__INFORMATION SUPPLIED__:

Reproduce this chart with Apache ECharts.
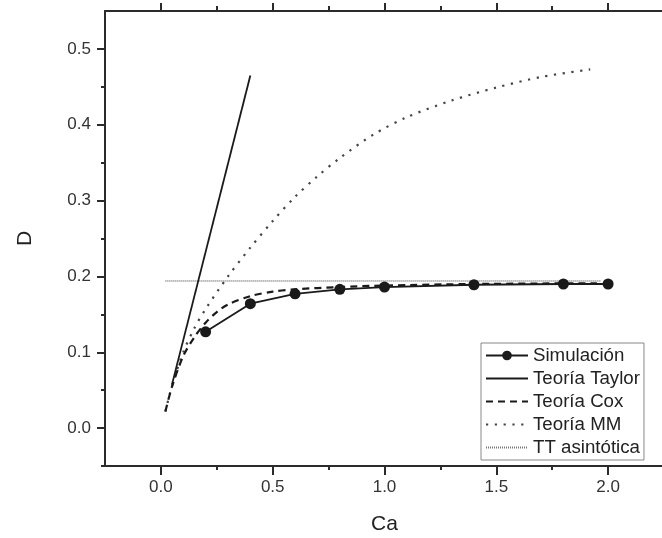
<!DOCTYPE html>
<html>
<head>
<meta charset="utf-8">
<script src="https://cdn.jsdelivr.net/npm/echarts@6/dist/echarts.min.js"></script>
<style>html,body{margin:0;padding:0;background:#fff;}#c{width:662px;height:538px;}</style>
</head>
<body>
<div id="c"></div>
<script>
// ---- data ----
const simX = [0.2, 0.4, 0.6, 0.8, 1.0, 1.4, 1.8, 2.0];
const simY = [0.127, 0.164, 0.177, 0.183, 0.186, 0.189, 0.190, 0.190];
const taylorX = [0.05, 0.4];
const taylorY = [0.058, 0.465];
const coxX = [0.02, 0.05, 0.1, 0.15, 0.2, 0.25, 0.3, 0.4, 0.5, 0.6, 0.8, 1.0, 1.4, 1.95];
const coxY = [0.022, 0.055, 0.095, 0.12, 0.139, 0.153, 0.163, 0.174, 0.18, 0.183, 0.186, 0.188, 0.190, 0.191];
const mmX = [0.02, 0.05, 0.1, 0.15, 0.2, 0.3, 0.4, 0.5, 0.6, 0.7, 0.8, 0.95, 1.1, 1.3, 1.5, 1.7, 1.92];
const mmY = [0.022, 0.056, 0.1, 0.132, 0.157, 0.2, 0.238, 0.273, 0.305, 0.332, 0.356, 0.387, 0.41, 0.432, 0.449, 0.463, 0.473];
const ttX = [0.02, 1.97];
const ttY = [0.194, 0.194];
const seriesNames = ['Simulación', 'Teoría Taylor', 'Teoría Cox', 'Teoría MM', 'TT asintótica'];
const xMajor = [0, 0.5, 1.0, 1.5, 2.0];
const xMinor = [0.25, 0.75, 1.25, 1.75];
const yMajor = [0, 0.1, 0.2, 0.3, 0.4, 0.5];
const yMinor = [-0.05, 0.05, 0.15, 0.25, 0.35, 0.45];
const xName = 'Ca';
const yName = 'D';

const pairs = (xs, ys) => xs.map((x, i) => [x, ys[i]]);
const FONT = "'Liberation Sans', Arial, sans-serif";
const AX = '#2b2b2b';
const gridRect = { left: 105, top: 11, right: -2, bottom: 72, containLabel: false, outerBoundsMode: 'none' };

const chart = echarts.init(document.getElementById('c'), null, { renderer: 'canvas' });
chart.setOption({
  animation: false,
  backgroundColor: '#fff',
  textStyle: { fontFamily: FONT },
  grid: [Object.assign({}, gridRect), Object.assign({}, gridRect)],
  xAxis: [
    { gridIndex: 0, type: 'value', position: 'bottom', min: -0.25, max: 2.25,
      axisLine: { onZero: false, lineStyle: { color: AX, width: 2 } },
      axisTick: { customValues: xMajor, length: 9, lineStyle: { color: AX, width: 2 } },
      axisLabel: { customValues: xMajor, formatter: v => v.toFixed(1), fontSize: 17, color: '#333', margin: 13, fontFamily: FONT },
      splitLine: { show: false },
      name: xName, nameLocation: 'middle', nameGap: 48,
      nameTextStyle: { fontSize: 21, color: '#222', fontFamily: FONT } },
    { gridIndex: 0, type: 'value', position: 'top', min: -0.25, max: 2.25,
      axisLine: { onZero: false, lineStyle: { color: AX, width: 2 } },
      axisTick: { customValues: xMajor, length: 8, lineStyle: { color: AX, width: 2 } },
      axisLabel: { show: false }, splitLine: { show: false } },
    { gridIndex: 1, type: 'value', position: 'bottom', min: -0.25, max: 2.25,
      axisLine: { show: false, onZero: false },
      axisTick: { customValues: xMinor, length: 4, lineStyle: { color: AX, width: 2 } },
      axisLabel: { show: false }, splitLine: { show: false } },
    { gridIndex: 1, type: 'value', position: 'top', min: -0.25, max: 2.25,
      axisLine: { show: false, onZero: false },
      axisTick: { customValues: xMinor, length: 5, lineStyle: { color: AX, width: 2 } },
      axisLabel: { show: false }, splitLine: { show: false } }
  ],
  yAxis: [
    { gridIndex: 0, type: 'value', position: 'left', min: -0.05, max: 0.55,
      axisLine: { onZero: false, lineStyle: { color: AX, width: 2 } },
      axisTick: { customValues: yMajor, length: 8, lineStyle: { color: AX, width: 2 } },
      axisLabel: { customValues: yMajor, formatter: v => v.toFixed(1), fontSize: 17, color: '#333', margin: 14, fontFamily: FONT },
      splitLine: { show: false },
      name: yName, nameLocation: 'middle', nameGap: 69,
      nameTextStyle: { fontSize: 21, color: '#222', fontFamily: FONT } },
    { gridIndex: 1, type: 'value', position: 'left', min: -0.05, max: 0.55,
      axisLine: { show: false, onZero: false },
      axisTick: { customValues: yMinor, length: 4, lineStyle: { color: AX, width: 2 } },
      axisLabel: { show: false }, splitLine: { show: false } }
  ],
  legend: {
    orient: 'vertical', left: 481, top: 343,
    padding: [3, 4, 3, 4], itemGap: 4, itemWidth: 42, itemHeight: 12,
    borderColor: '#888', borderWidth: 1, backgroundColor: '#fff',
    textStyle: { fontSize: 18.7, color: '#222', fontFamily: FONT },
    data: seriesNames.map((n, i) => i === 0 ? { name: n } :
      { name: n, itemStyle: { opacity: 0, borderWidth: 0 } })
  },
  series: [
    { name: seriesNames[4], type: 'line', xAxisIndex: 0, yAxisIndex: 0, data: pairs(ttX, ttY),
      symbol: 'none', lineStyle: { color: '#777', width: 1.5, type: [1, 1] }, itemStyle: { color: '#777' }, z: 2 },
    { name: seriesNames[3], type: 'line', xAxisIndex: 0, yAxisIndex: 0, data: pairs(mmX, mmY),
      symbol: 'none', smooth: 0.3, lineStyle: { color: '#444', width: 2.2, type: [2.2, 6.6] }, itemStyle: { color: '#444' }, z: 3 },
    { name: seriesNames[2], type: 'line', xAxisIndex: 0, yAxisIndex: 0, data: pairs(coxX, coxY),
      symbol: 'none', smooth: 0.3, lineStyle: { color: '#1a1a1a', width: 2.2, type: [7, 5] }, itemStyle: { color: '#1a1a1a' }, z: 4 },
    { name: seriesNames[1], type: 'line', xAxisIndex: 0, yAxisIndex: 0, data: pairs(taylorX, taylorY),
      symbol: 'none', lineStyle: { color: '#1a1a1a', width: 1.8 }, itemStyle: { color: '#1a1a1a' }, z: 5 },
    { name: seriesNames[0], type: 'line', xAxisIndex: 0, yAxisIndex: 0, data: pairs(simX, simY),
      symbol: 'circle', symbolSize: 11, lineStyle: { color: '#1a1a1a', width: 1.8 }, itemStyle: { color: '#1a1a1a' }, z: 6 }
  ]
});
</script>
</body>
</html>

__GIVEN REQUEST__: Write out the whole listing exactly, and drop the pictures.

__RESULT OF THE EXERCISE__:
Reproduce this chart with Apache ECharts.
<!DOCTYPE html>
<html>
<head>
<meta charset="utf-8">
<script src="https://cdn.jsdelivr.net/npm/echarts@6/dist/echarts.min.js"></script>
<style>html,body{margin:0;padding:0;background:#fff;}#c{width:662px;height:538px;}</style>
</head>
<body>
<div id="c"></div>
<script>
// ---- data ----
const simX = [0.2, 0.4, 0.6, 0.8, 1.0, 1.4, 1.8, 2.0];
const simY = [0.127, 0.164, 0.177, 0.183, 0.186, 0.189, 0.190, 0.190];
const taylorX = [0.05, 0.4];
const taylorY = [0.058, 0.465];
const coxX = [0.02, 0.05, 0.1, 0.15, 0.2, 0.25, 0.3, 0.4, 0.5, 0.6, 0.8, 1.0, 1.4, 1.95];
const coxY = [0.022, 0.055, 0.095, 0.12, 0.139, 0.153, 0.163, 0.174, 0.18, 0.183, 0.186, 0.188, 0.190, 0.191];
const mmX = [0.02, 0.05, 0.1, 0.15, 0.2, 0.3, 0.4, 0.5, 0.6, 0.7, 0.8, 0.95, 1.1, 1.3, 1.5, 1.7, 1.92];
const mmY = [0.022, 0.056, 0.1, 0.132, 0.157, 0.2, 0.238, 0.273, 0.305, 0.332, 0.356, 0.387, 0.41, 0.432, 0.449, 0.463, 0.473];
const ttX = [0.02, 1.97];
const ttY = [0.194, 0.194];
const seriesNames = ['Simulación', 'Teoría Taylor', 'Teoría Cox', 'Teoría MM', 'TT asintótica'];
const xMajor = [0, 0.5, 1.0, 1.5, 2.0];
const xMinor = [0.25, 0.75, 1.25, 1.75];
const yMajor = [0, 0.1, 0.2, 0.3, 0.4, 0.5];
const yMinor = [-0.05, 0.05, 0.15, 0.25, 0.35, 0.45];
const xName = 'Ca';
const yName = 'D';

const pairs = (xs, ys) => xs.map((x, i) => [x, ys[i]]);
const FONT = "'Liberation Sans', Arial, sans-serif";
const AX = '#2b2b2b';
const gridRect = { left: 105, top: 11, right: -2, bottom: 72, containLabel: false, outerBoundsMode: 'none' };

const chart = echarts.init(document.getElementById('c'), null, { renderer: 'canvas' });
chart.setOption({
  animation: false,
  backgroundColor: '#fff',
  textStyle: { fontFamily: FONT },
  grid: [Object.assign({}, gridRect), Object.assign({}, gridRect)],
  xAxis: [
    { gridIndex: 0, type: 'value', position: 'bottom', min: -0.25, max: 2.25,
      axisLine: { onZero: false, lineStyle: { color: AX, width: 2 } },
      axisTick: { customValues: xMajor, length: 9, lineStyle: { color: AX, width: 2 } },
      axisLabel: { customValues: xMajor, formatter: v => v.toFixed(1), fontSize: 17, color: '#333', margin: 13, fontFamily: FONT },
      splitLine: { show: false },
      name: xName, nameLocation: 'middle', nameGap: 48,
      nameTextStyle: { fontSize: 21, color: '#222', fontFamily: FONT } },
    { gridIndex: 0, type: 'value', position: 'top', min: -0.25, max: 2.25,
      axisLine: { onZero: false, lineStyle: { color: AX, width: 2 } },
      axisTick: { customValues: xMajor, length: 8, lineStyle: { color: AX, width: 2 } },
      axisLabel: { show: false }, splitLine: { show: false } },
    { gridIndex: 1, type: 'value', position: 'bottom', min: -0.25, max: 2.25,
      axisLine: { show: false, onZero: false },
      axisTick: { customValues: xMinor, length: 4, lineStyle: { color: AX, width: 2 } },
      axisLabel: { show: false }, splitLine: { show: false } },
    { gridIndex: 1, type: 'value', position: 'top', min: -0.25, max: 2.25,
      axisLine: { show: false, onZero: false },
      axisTick: { customValues: xMinor, length: 5, lineStyle: { color: AX, width: 2 } },
      axisLabel: { show: false }, splitLine: { show: false } }
  ],
  yAxis: [
    { gridIndex: 0, type: 'value', position: 'left', min: -0.05, max: 0.55,
      axisLine: { onZero: false, lineStyle: { color: AX, width: 2 } },
      axisTick: { customValues: yMajor, length: 8, lineStyle: { color: AX, width: 2 } },
      axisLabel: { customValues: yMajor, formatter: v => v.toFixed(1), fontSize: 17, color: '#333', margin: 14, fontFamily: FONT },
      splitLine: { show: false },
      name: yName, nameLocation: 'middle', nameGap: 69,
      nameTextStyle: { fontSize: 21, color: '#222', fontFamily: FONT } },
    { gridIndex: 1, type: 'value', position: 'left', min: -0.05, max: 0.55,
      axisLine: { show: false, onZero: false },
      axisTick: { customValues: yMinor, length: 4, lineStyle: { color: AX, width: 2 } },
      axisLabel: { show: false }, splitLine: { show: false } }
  ],
  legend: {
    orient: 'vertical', left: 481, top: 343,
    padding: [3, 4, 3, 4], itemGap: 4, itemWidth: 42, itemHeight: 12,
    borderColor: '#888', borderWidth: 1, backgroundColor: '#fff',
    textStyle: { fontSize: 18.7, color: '#222', fontFamily: FONT },
    data: seriesNames.map((n, i) => i === 0 ? { name: n } :
      { name: n, itemStyle: { opacity: 0, borderWidth: 0 } })
  },
  series: [
    { name: seriesNames[4], type: 'line', xAxisIndex: 0, yAxisIndex: 0, data: pairs(ttX, ttY),
      symbol: 'none', lineStyle: { color: '#777', width: 1.5, type: [1, 1] }, itemStyle: { color: '#777' }, z: 2 },
    { name: seriesNames[3], type: 'line', xAxisIndex: 0, yAxisIndex: 0, data: pairs(mmX, mmY),
      symbol: 'none', smooth: 0.3, lineStyle: { color: '#444', width: 2.2, type: [2.2, 6.6] }, itemStyle: { color: '#444' }, z: 3 },
    { name: seriesNames[2], type: 'line', xAxisIndex: 0, yAxisIndex: 0, data: pairs(coxX, coxY),
      symbol: 'none', smooth: 0.3, lineStyle: { color: '#1a1a1a', width: 2.2, type: [7, 5] }, itemStyle: { color: '#1a1a1a' }, z: 4 },
    { name: seriesNames[1], type: 'line', xAxisIndex: 0, yAxisIndex: 0, data: pairs(taylorX, taylorY),
      symbol: 'none', lineStyle: { color: '#1a1a1a', width: 1.8 }, itemStyle: { color: '#1a1a1a' }, z: 5 },
    { name: seriesNames[0], type: 'line', xAxisIndex: 0, yAxisIndex: 0, data: pairs(simX, simY),
      symbol: 'circle', symbolSize: 11, lineStyle: { color: '#1a1a1a', width: 1.8 }, itemStyle: { color: '#1a1a1a' }, z: 6 }
  ]
});
</script>
</body>
</html>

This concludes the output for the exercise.